A manager only considers candidates with industry experience for technician roles. Even though the required skills to be a technician in his industry are not very difficult to master, he's convinced sticking with industry veterans will save him on training and ramp-up costs. He thinks assessments are a waste of money, believing he can spot a good technician as well as anyone. Over time, his operation evolves into a mediocre performing business unit filled with B and C talent cast off from his competitors.
A company executive meets someone at a networking event that impresses her. She decides to bring him on as a sales rep. When he takes the required company assessment, his results are not ideal. The executive decides to hire him anyway, preferring to trust her instincts over what a computer says. Four months later, she terminates his employment, telling colleagues that he over-sold himself.
Both of these are examples of the same phenomenon. The manager starts with the candidate, then rationalizes why the candidate will be a good fit for the organization.
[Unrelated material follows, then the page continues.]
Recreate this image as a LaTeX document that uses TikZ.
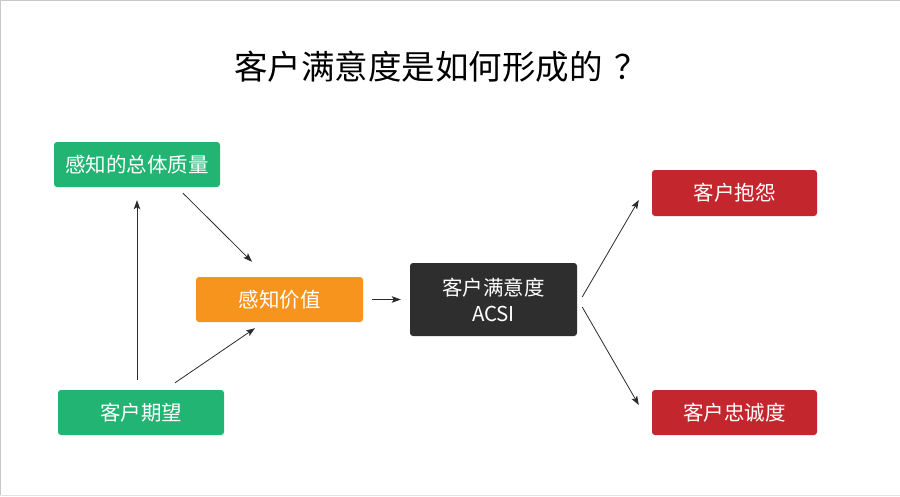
\documentclass[tikz,border=0pt]{standalone}
\usepackage{fontspec}
\setmainfont{Noto Sans CJK SC}
\usetikzlibrary{arrows.meta,calc}
\definecolor{boxgreen}{HTML}{22B473}
\definecolor{boxorange}{HTML}{F7941E}
\definecolor{boxdark}{HTML}{2E2E2E}
\definecolor{boxred}{HTML}{C4262E}
\definecolor{arrowgray}{HTML}{2B2B2B}
\definecolor{framegray}{HTML}{C8C8C8}
\tikzset{
  boxnode/.style={rectangle, rounded corners=3pt, text=white, inner sep=0pt,
    minimum width=166pt, minimum height=45pt, align=center,
    font=\fontsize{20.5}{27}\selectfont},
  arr/.style={draw=arrowgray, line width=0.8pt, -{Stealth[length=9pt,width=6.5pt,inset=2pt]}}
}
\begin{document}
\begin{tikzpicture}[x=1pt,y=-1pt]
\useasboundingbox (0,0) rectangle (900,496);
\fill[white] (0,0) rectangle (900,496);
\draw[framegray, line width=1.5pt] (0,496) -- (0,0) -- (900,0);
\draw[framegray!50, line width=1pt] (0,495.5) -- (900,495.5);

\node[font=\fontsize{33.5}{40}\selectfont, text=black] (title) at (441,67) {客户满意度是如何形成的\hspace{12pt}？};

\node[boxnode, fill=boxgreen] (qual) at (137,164.5) {感知的总体质量};
\node[boxnode, fill=boxgreen] (expect) at (141,412.5) {客户期望};
\node[boxnode, fill=boxorange, minimum width=167pt] (value) at (279.5,299.5) {感知价值};
\node[boxnode, fill=boxdark, minimum width=167pt, minimum height=73pt] (acsi) at (493.5,299.5) {客户满意度\\[-1pt]ACSI};
\node[boxnode, fill=boxred, minimum width=165pt, minimum height=46pt] (complain) at (734.5,193) {客户抱怨};
\node[boxnode, fill=boxred, minimum width=165pt] (loyal) at (734.5,412.5) {客户忠诚度};

\draw[arr] ($(expect.north)+(-4,-10)$) -- ($(qual.south)+(0,13)$);
\draw[arr] ($(qual.south)+(46,6)$) -- ($(value.north)+(-27.5,-15)$);
\draw[arr] ($(expect.north)+(34,-7)$) -- ($(value.south)+(-24.5,6)$);
\draw[arr] ($(value.east)+(9,0)$) -- ($(acsi.west)+(-9,0)$);
\draw[arr] ($(acsi.east)+(5,-2.5)$) -- ($(complain.west)+(-13,7)$);
\draw[arr] ($(acsi.east)+(5,7.5)$) -- ($(loyal.west)+(-13,-7.5)$);
\end{tikzpicture}
\end{document}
Managers with really good hiring instincts will achieve a decent hiring success average using their instincts alone, but many overestimate how good those instincts are.
A better way is to start with the job, not the candidate. Let the job speak! The way to let the job speak is to conduct a benchmarking exercise with a broad range of stakeholders. You'll want to include some people who currently do the job well, someone who supervises the people who do this job well, and some other stakeholders who depend on this job to do their jobs well. Really dial-in the job description and then benchmark a good set of assessments to the job, not to individuals.
I loved Jim Collins' Good to Great, but his advice regarding getting the right people on the bus, first, and then deciding what seats to put them in has been misinterpreted by some to mean, hire people you like and hope they do well. You still have to get them in the right seats!
If you want to guarantee mediocrity, let most managers make hiring decisions based on their instincts alone. But if you want to avoid mediocrity, enhance good hiring instincts with good interviewing skills training along with a properly benchmarked set of assessments.